> **Your instructions**: Starting at the first line of the data, print each line verbatim up to and including the line bearing "s.set_visible(False)", omitting pictures.

[Begin Given data]

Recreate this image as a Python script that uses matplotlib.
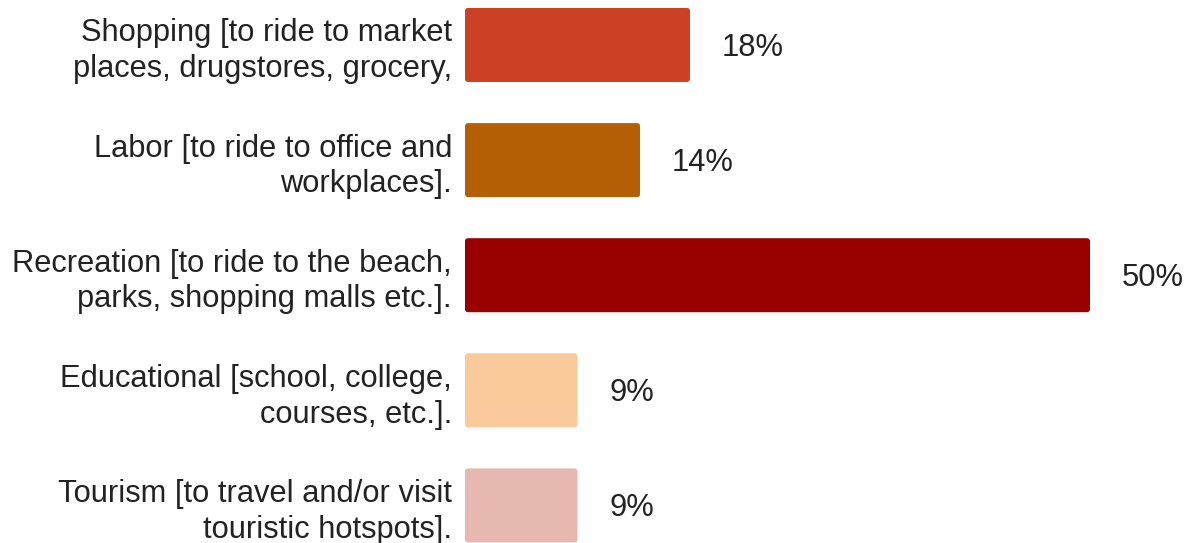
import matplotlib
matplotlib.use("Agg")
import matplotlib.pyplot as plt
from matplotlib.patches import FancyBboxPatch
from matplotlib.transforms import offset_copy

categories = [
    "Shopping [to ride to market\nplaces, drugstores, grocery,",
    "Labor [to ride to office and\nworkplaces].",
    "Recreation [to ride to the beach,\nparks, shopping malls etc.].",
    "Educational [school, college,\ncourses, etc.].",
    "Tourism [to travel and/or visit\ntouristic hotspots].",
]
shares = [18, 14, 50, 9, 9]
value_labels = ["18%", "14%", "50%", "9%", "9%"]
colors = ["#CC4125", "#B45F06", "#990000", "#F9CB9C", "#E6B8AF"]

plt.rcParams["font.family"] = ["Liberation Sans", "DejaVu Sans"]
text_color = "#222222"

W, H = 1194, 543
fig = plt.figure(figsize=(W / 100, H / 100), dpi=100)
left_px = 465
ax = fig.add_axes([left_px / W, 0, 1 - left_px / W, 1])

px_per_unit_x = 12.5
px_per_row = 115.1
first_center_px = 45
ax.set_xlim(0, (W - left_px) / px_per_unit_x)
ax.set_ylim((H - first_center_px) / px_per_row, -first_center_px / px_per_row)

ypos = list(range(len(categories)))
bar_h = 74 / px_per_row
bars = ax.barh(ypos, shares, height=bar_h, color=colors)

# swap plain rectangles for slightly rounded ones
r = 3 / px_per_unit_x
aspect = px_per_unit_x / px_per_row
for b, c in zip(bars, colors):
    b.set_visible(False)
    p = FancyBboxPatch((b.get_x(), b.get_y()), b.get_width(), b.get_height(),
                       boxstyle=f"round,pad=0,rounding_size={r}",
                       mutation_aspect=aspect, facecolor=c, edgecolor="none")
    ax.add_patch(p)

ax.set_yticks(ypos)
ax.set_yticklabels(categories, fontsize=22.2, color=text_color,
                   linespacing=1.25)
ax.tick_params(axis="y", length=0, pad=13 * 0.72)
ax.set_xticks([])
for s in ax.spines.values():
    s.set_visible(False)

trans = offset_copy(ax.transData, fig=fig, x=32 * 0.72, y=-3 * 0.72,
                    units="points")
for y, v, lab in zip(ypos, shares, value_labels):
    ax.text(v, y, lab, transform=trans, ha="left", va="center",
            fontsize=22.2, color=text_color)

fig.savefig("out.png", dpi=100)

[End Given data]

> **Solution to this exercise**:
Recreate this image as a Python script that uses matplotlib.
import matplotlib
matplotlib.use("Agg")
import matplotlib.pyplot as plt
from matplotlib.patches import FancyBboxPatch
from matplotlib.transforms import offset_copy

categories = [
    "Shopping [to ride to market\nplaces, drugstores, grocery,",
    "Labor [to ride to office and\nworkplaces].",
    "Recreation [to ride to the beach,\nparks, shopping malls etc.].",
    "Educational [school, college,\ncourses, etc.].",
    "Tourism [to travel and/or visit\ntouristic hotspots].",
]
shares = [18, 14, 50, 9, 9]
value_labels = ["18%", "14%", "50%", "9%", "9%"]
colors = ["#CC4125", "#B45F06", "#990000", "#F9CB9C", "#E6B8AF"]

plt.rcParams["font.family"] = ["Liberation Sans", "DejaVu Sans"]
text_color = "#222222"

W, H = 1194, 543
fig = plt.figure(figsize=(W / 100, H / 100), dpi=100)
left_px = 465
ax = fig.add_axes([left_px / W, 0, 1 - left_px / W, 1])

px_per_unit_x = 12.5
px_per_row = 115.1
first_center_px = 45
ax.set_xlim(0, (W - left_px) / px_per_unit_x)
ax.set_ylim((H - first_center_px) / px_per_row, -first_center_px / px_per_row)

ypos = list(range(len(categories)))
bar_h = 74 / px_per_row
bars = ax.barh(ypos, shares, height=bar_h, color=colors)

# swap plain rectangles for slightly rounded ones
r = 3 / px_per_unit_x
aspect = px_per_unit_x / px_per_row
for b, c in zip(bars, colors):
    b.set_visible(False)
    p = FancyBboxPatch((b.get_x(), b.get_y()), b.get_width(), b.get_height(),
                       boxstyle=f"round,pad=0,rounding_size={r}",
                       mutation_aspect=aspect, facecolor=c, edgecolor="none")
    ax.add_patch(p)

ax.set_yticks(ypos)
ax.set_yticklabels(categories, fontsize=22.2, color=text_color,
                   linespacing=1.25)
ax.tick_params(axis="y", length=0, pad=13 * 0.72)
ax.set_xticks([])
for s in ax.spines.values():
    s.set_visible(False)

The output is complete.